井上:確かによく書いたと思いますが(笑)、よくよく考えてみると、ミステリって理系の論文に近いんです。問題の提起があって、それに対する仮説があって、証明する、というのは同じなので、そのフォーマットにのっとってみたら書けました。むしろ他のエンタメに比べたら書きやすかったかもしれません。デビュー作も、数理論理学をどう噛み砕いて書くかは苦労しましたが、プロット自体はそれほど悩まずにできました。

――デビュー作を書く時に日本のミステリを読んだのは、どういう観点からですか。

井上:トリックを考えても前例があったら駄目だなと思ったんです。

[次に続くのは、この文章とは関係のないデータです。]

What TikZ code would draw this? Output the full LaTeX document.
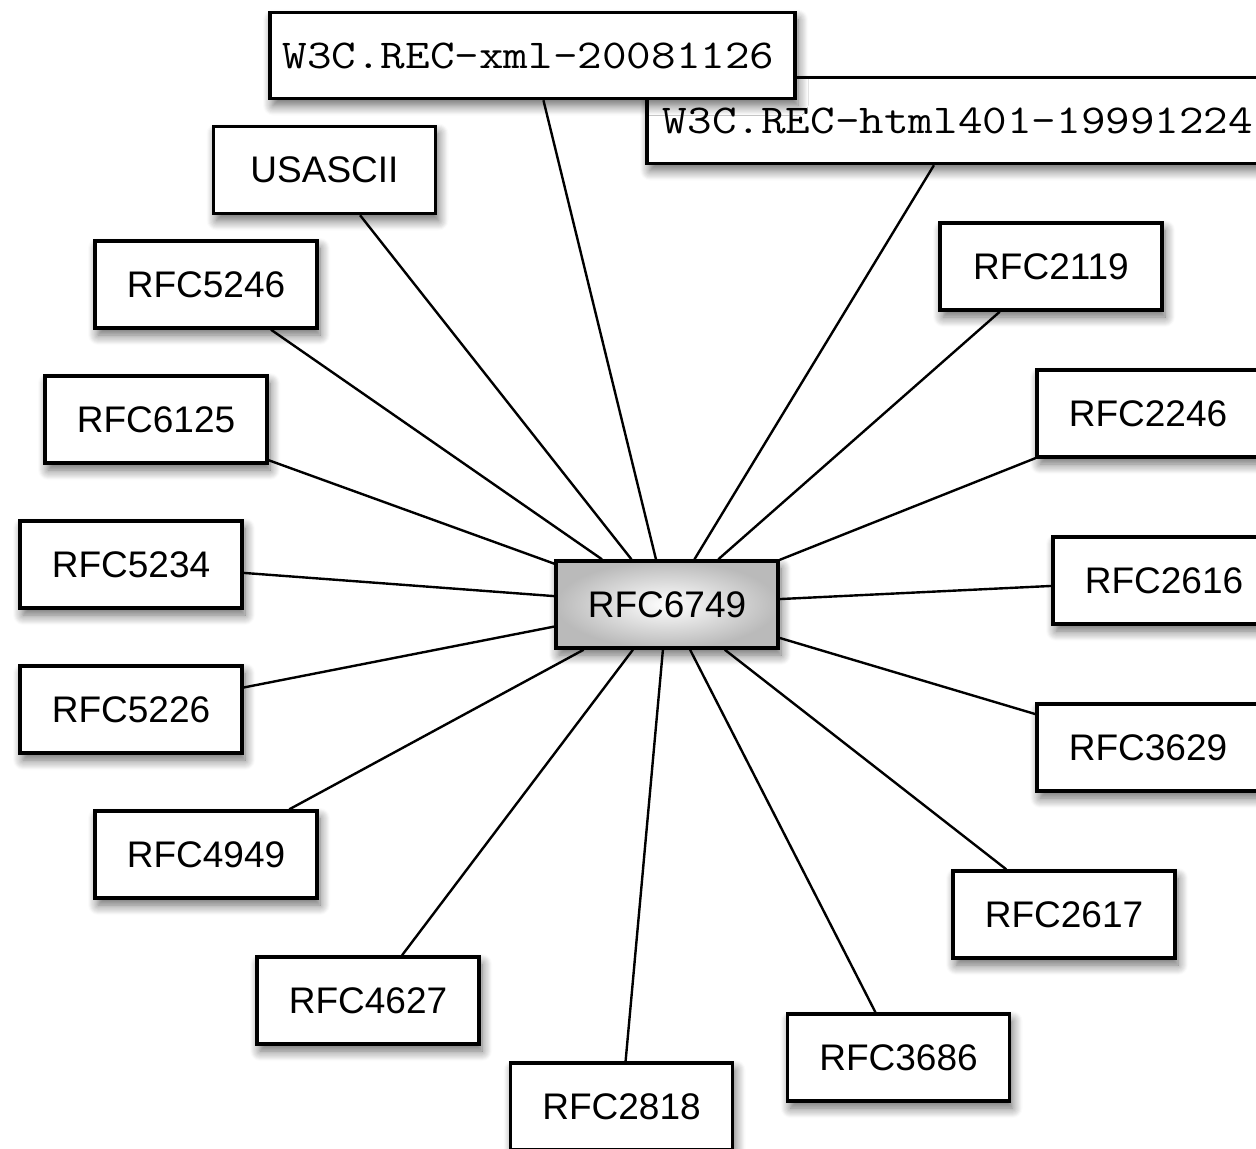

それで、たとえば足跡トリックだったらそれが出てくるミステリを片っ端から読み、まだ書かれていないトリックを考える、という。「足跡トリック」で検索して探していたので、検索にひっかからなかったものはカバーしていないんですけれど。

――硯さんと彼女の甥っ子の会話も楽しいし、出てくる探偵もみんなキャラクターが立っていますよね。そういうのはどうやって作ったのですか。

井上:ああ、それは西尾維新さんの影響を受けています。西尾さんの作品はいつ読んだのかな...。それまでは翻訳ものを読むことが多かったので、書く文章も三人称の翻訳調だったんですよ。西尾さんの小説を読んだ時、日本語の文章でこんな面白いものが書けるんだと思って。そこからは文章そのものの読みやすさを目指すようになり、西尾さんの本をまる一冊模写したりもしました。模写は結構いいですね。キャラクター造形も西尾さんの影響を受けていると思います。
メフィスト賞に応募したのも、西尾さんの出身の賞だったからです。最初に送ったのは、スパイコメディものみたいな話でした。あの賞は応募原稿を読んだ編集者たちの座談会が「メフィスト」に載るんですが、そこで取り上げられたんです。結構こき下ろされたんですけれど、載るということは相性がいいのかなと思い、そこでもうちょっとメフィスト賞のことを調べました。今思うと、メフィスト賞って別にミステリに限定して募集してはいないんですけれど、当時はミステリの賞だと思いこんでいたんです。それで、ミステリをいろいろ勉強して書いたのが、『恋と禁忌の述語論理』でした。